姿勢指示器

出典: フリー百科事典『ウィキペディア(Wikipedia)』

これはこのページの過去の版です。アルビレオ (会話 | 投稿記録) による 2012年3月31日 (土) 01:18個人設定で未設定ならUTC)時点の版 (用語修正)であり、現在の版とは大きく異なる場合があります。

デジタル化以前のアナログ式姿勢指示器(球形部分)。左端に速度誤差を示すFast-Slow Indicator、下端に拡大ローカライザ指示器、右端にグライドスロープ指示器を併置。中央の紅白のバーは電波高度計に連動して上下に動く。

姿勢指示器(英語:Attitude indicator)とは、航空機に取り付けられる航空計器である。人工水平儀とも呼ばれる。AI、あるいはADI(attitude director indicator)などと略される事もある。

概要

姿勢指示器の透視図

航空機の姿勢を水平線と比べて表示するようになっており、ピッチロール(翼と機軸が水平か上向きか下向きか)を角度によって見分けることができる。また、外が暗く地平線・水平線が見えない場合や、霧や雪が激しく地面が見分けられないときなど視界が悪いときにも役立っている。空を青色か水色、地面や水面を茶色か黒色に塗り分けた球を背景に持ち、手前に表示された自機のシンボルマークとの対比で自機の姿勢を視覚的に把握できる。自機のシンボルマークは計器盤面に固定され、背景の2色の球が回転することで自機の姿勢を表現している。また、角度を示す白色のラインも表示されている。

現代の大型旅客機では、PFDプライマリ・フライト・ディスプレイ)とよばれるディスプレイにデジタル表示されている。

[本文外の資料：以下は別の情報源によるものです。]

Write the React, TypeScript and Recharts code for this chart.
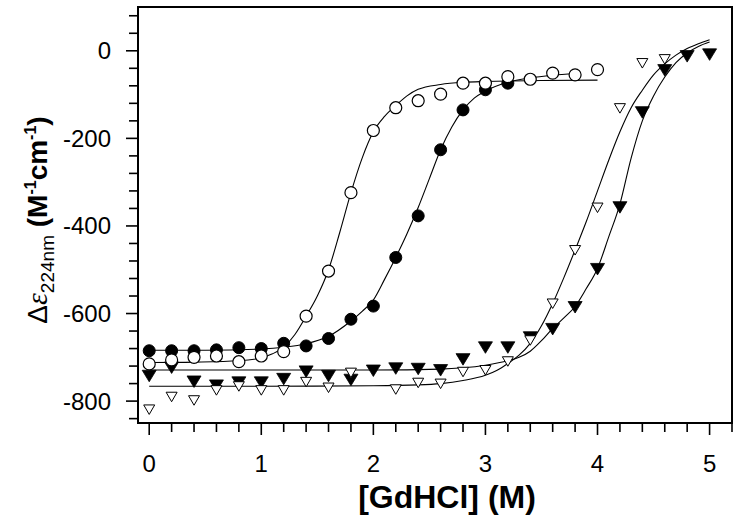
import React from "react";
import { ComposedChart, XAxis, YAxis, Scatter, Line, ReferenceArea } from "recharts";

// Measured points (GdHCl concentration in M, Δε in M^-1 cm^-1)
const openCircleX = [0, 0.2, 0.4, 0.6, 0.8, 1.0, 1.2, 1.4, 1.6, 1.8, 2.0, 2.2, 2.4, 2.6, 2.8, 3.0, 3.2, 3.4, 3.6, 3.8, 4.0];
const openCircleY = [-715, -706, -700, -697, -710, -697, -687, -606, -503, -324, -182, -130, -114, -99, -74, -74, -59, -65, -51, -55, -43];

const filledCircleX = [0, 0.2, 0.4, 0.6, 0.8, 1.0, 1.2, 1.4, 1.6, 1.8, 2.0, 2.2, 2.4, 2.6, 2.8, 3.0, 3.2];
const filledCircleY = [-685, -685, -685, -683, -678, -680, -668, -674, -657, -613, -583, -472, -377, -226, -135, -89, -74];

const openTriX = [0, 0.2, 0.4, 0.6, 0.8, 1.0, 1.2, 1.4, 1.6, 1.8, 2.2, 2.4, 2.6, 2.8, 3.0, 3.2, 3.4, 3.6, 3.8, 4.0, 4.2, 4.4, 4.6];
const openTriY = [-819, -790, -798, -775, -766, -775, -775, -756, -769, -735, -773, -758, -760, -733, -729, -709, -661, -577, -455, -358, -131, -28, -19];

const filledTriX = [0, 0.2, 0.4, 0.6, 0.8, 1.0, 1.2, 1.4, 1.6, 1.8, 2.0, 2.2, 2.4, 2.6, 2.8, 3.0, 3.2, 3.4, 3.6, 3.8, 4.0, 4.2, 4.4, 4.6, 4.8, 5.0];
const filledTriY = [-741, -722, -754, -763, -756, -756, -748, -731, -741, -750, -729, -724, -725, -728, -703, -676, -676, -653, -634, -584, -497, -356, -139, -43, -11, -7];

// Fitted curves
const fitOpenCircleX = [0, 0.4, 0.8, 1.0, 1.1, 1.2, 1.3, 1.4, 1.5, 1.6, 1.7, 1.8, 1.9, 2.0, 2.1, 2.2, 2.3, 2.4, 2.6, 2.8, 3.0, 3.5, 4.0];
const fitOpenCircleY = [-712, -711, -708, -701, -692, -677, -648, -606, -560, -500, -415, -324, -245, -185, -150, -125, -103, -88, -77, -72, -70, -68, -67];

const fitFilledCircleX = [0, 0.5, 1.0, 1.2, 1.4, 1.6, 1.8, 1.9, 2.0, 2.1, 2.2, 2.3, 2.4, 2.5, 2.6, 2.7, 2.8, 2.9, 3.0, 3.2, 3.4, 3.6, 3.8];
const fitFilledCircleY = [-684, -684, -681, -677, -669, -652, -617, -595, -569, -522, -472, -418, -358, -292, -226, -174, -135, -108, -92, -72, -62, -56, -52];

const fitOpenTriX = [0, 1, 2, 2.4, 2.6, 2.8, 3.0, 3.1, 3.2, 3.3, 3.4, 3.5, 3.6, 3.7, 3.8, 3.9, 4.0, 4.1, 4.2, 4.3, 4.4, 4.5, 4.6, 4.7, 4.8, 4.9, 5.0];
const fitOpenTriY = [-766, -766, -765, -763, -760, -753, -741, -730, -714, -695, -668, -628, -577, -518, -455, -390, -320, -250, -185, -130, -90, -55, -30, -10, 5, 16, 25];

const fitFilledTriX = [0, 1, 2, 2.6, 2.8, 3.0, 3.2, 3.3, 3.4, 3.5, 3.6, 3.7, 3.8, 3.9, 4.0, 4.1, 4.2, 4.3, 4.4, 4.5, 4.6, 4.7, 4.8, 4.9, 5.0];
const fitFilledTriY = [-729, -729, -729, -727, -724, -718, -708, -700, -686, -662, -634, -610, -584, -543, -497, -425, -350, -245, -160, -103, -60, -27, -5, 10, 20];

// Axis ticks
const xTicks = [0, 0.2, 0.4, 0.6, 0.8, 1, 1.2, 1.4, 1.6, 1.8, 2, 2.2, 2.4, 2.6, 2.8, 3, 3.2, 3.4, 3.6, 3.8, 4, 4.2, 4.4, 4.6, 4.8, 5, 5.2];
const xLabeled = [0, 1, 2, 3, 4, 5];
const yTicks = [-840, -800, -760, -720, -680, -640, -600, -560, -520, -480, -440, -400, -360, -320, -280, -240, -200, -160, -120, -80, -40, 0, 40, 80];
const yLabeled = [-800, -600, -400, -200, 0];

const zip = (xs: number[], ys: number[]) => xs.map((x, i) => ({ x, y: ys[i] }));

const FONT = "'Liberation Sans', Arial, Helvetica, sans-serif";

const XTick = (props: any) => {
  const { x, y, payload } = props;
  const v = payload.value;
  const major = xLabeled.some((t) => Math.abs(t - v) < 1e-6);
  return (
    <g>
      <line x1={x} y1={y} x2={x} y2={y + (major ? 12 : 9)} stroke="#000" strokeWidth={1.6} />
      {major && (
        <text x={x} y={y + 49} textAnchor="middle" fontFamily={FONT} fontSize={24} fill="#000">
          {String(Math.round(v))}
        </text>
      )}
    </g>
  );
};

const YTick = (props: any) => {
  const { x, y, payload } = props;
  const v = payload.value;
  const major = yLabeled.includes(v);
  return (
    <g>
      <line x1={x} y1={y} x2={x - (major ? 12 : 9)} y2={y} stroke="#000" strokeWidth={1.6} />
      {major && (
        <text x={x - 27} y={y + 8.5} textAnchor="end" fontFamily={FONT} fontSize={24} fill="#000">
          {String(v)}
        </text>
      )}
    </g>
  );
};

const OpenCircle = (p: any) => <circle cx={p.cx} cy={p.cy} r={6} fill="#fff" stroke="#000" strokeWidth={1.2} />;
const FilledCircle = (p: any) => <circle cx={p.cx} cy={p.cy} r={6} fill="#000" stroke="#000" strokeWidth={1} />;
const OpenTri = (p: any) => (
  <path d={`M${p.cx - 5.5},${p.cy - 4.5} L${p.cx + 5.5},${p.cy - 4.5} L${p.cx},${p.cy + 5} Z`} fill="#fff" stroke="#000" strokeWidth={1} />
);
const FilledTri = (p: any) => (
  <path d={`M${p.cx - 7},${p.cy - 5} L${p.cx + 7},${p.cy - 5} L${p.cx},${p.cy + 6.5} Z`} fill="#000" stroke="#000" strokeWidth={0.8} />
);

const XTitle = () => (
  <text x={447} y={508} textAnchor="middle" fontFamily={FONT} fontSize={32} fontWeight="bold" fill="#000">
    [GdHCl] (M)
  </text>
);

const YTitle = () => (
  <text transform="translate(47,220) rotate(-90)" textAnchor="middle" fontFamily={FONT} fontSize={28} fill="#000">
    <tspan>Δ</tspan>
    <tspan fontStyle="italic" fontFamily="'Liberation Serif', 'DejaVu Serif', serif" fontSize={30}>ε</tspan>
    <tspan fontSize={19} dy={7}>224nm</tspan>
    <tspan dy={-7} fontWeight="bold"> (M</tspan>
    <tspan fontSize={16} dy={-11} fontWeight="bold">-1</tspan>
    <tspan dy={11} fontWeight="bold">cm</tspan>
    <tspan fontSize={16} dy={-11} fontWeight="bold">-1</tspan>
    <tspan dy={11} fontWeight="bold">)</tspan>
  </text>
);

export default function App() {
  return (
    <div style={{ position: "absolute", left: 0, top: 0, width: 739, height: 521, background: "#fff" }}>
      <ComposedChart width={739} height={521} margin={{ top: 7, right: 7, bottom: 0, left: 0 }}>
        <XAxis
          type="number"
          dataKey="x"
          domain={[-0.1, 5.2]}
          ticks={xTicks}
          interval={0}
          allowDataOverflow
          height={98}
          tickLine={false}
          tickSize={0}
          tickMargin={0}
          tick={<XTick />}
          axisLine={{ stroke: "#000", strokeWidth: 2 }}
          label={{ content: () => <XTitle /> }}
        />
        <YAxis
          type="number"
          dataKey="y"
          domain={[-850, 100]}
          ticks={yTicks}
          interval={0}
          allowDataOverflow
          width={138}
          tickLine={false}
          tickSize={0}
          tickMargin={0}
          tick={<YTick />}
          axisLine={{ stroke: "#000", strokeWidth: 2 }}
          label={{ content: () => <YTitle /> }}
        />
        <ReferenceArea x1={-0.1} x2={5.2} y1={-850} y2={100} fill="none" fillOpacity={0} stroke="#000" strokeWidth={2} ifOverflow="visible" />
        <Scatter data={zip(filledTriX, filledTriY)} dataKey="y" shape={<FilledTri />} isAnimationActive={false} />
        <Scatter data={zip(openTriX, openTriY)} dataKey="y" shape={<OpenTri />} isAnimationActive={false} />
        <Scatter data={zip(filledCircleX, filledCircleY)} dataKey="y" shape={<FilledCircle />} isAnimationActive={false} />
        <Scatter data={zip(openCircleX, openCircleY)} dataKey="y" shape={<OpenCircle />} isAnimationActive={false} />
        <Line data={zip(fitOpenCircleX, fitOpenCircleY)} dataKey="y" type="monotone" stroke="#000" strokeWidth={1.1} dot={false} activeDot={false} isAnimationActive={false} />
        <Line data={zip(fitFilledCircleX, fitFilledCircleY)} dataKey="y" type="monotone" stroke="#000" strokeWidth={1.1} dot={false} activeDot={false} isAnimationActive={false} />
        <Line data={zip(fitOpenTriX, fitOpenTriY)} dataKey="y" type="monotone" stroke="#000" strokeWidth={1.1} dot={false} activeDot={false} isAnimationActive={false} />
        <Line data={zip(fitFilledTriX, fitFilledTriY)} dataKey="y" type="monotone" stroke="#000" strokeWidth={1.1} dot={false} activeDot={false} isAnimationActive={false} />
      </ComposedChart>
    </div>
  );
}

またかつてのボーイング747クラシックのようなデジタル化以前の大型機では、INUやIRUと呼ばれる慣性航法装置内ユニットからの姿勢信号をアナログ計器上に反映させて表示している。

小型機では、旧式のジャイロスコープを使用した姿勢指示器が主として使用されている。

固定翼機では揚力を得るためには迎角が必要で、その度量を制御するためにピッチ調整が行われる。水平飛行中であっても当然に揚力(すなわち翼迎角)は必要であり、飛行状況によって程度は異なるが水平飛行中でも概ね機首上げ姿勢を取る。そのため水平飛行中の姿勢指示器は必ずしもピッチ水平を示さず、水平飛行の指標には用いられない。水平飛行の指標には別計器である昇降率計を用いる。

予備の姿勢指示器

現在は、航空機のコックピットグラスコックピット化されていて、多くの姿勢指示器がデジタル化されている。しかし、デジタル化された計器に電源が切れるなどの緊急事態が発生した際のために、予備計器として旧式のジャイロスコープの姿勢指示器も設けられていることが多い。高度計速度計も同様に、予備計器として旧式のものが取り付けられていることが多い。しかし、ボーイング777以降の世代の航空機では予備計器も、非常用電源を使用するデジタル計器を別途設置するようになってきている。

小型機では、エアージャイロ式ならば電源がなくても稼動可能、電気ジャイロ式でも非常用電源でそのまま動くようになっているため、予備の姿勢指示器を別途備えているものはあまりない。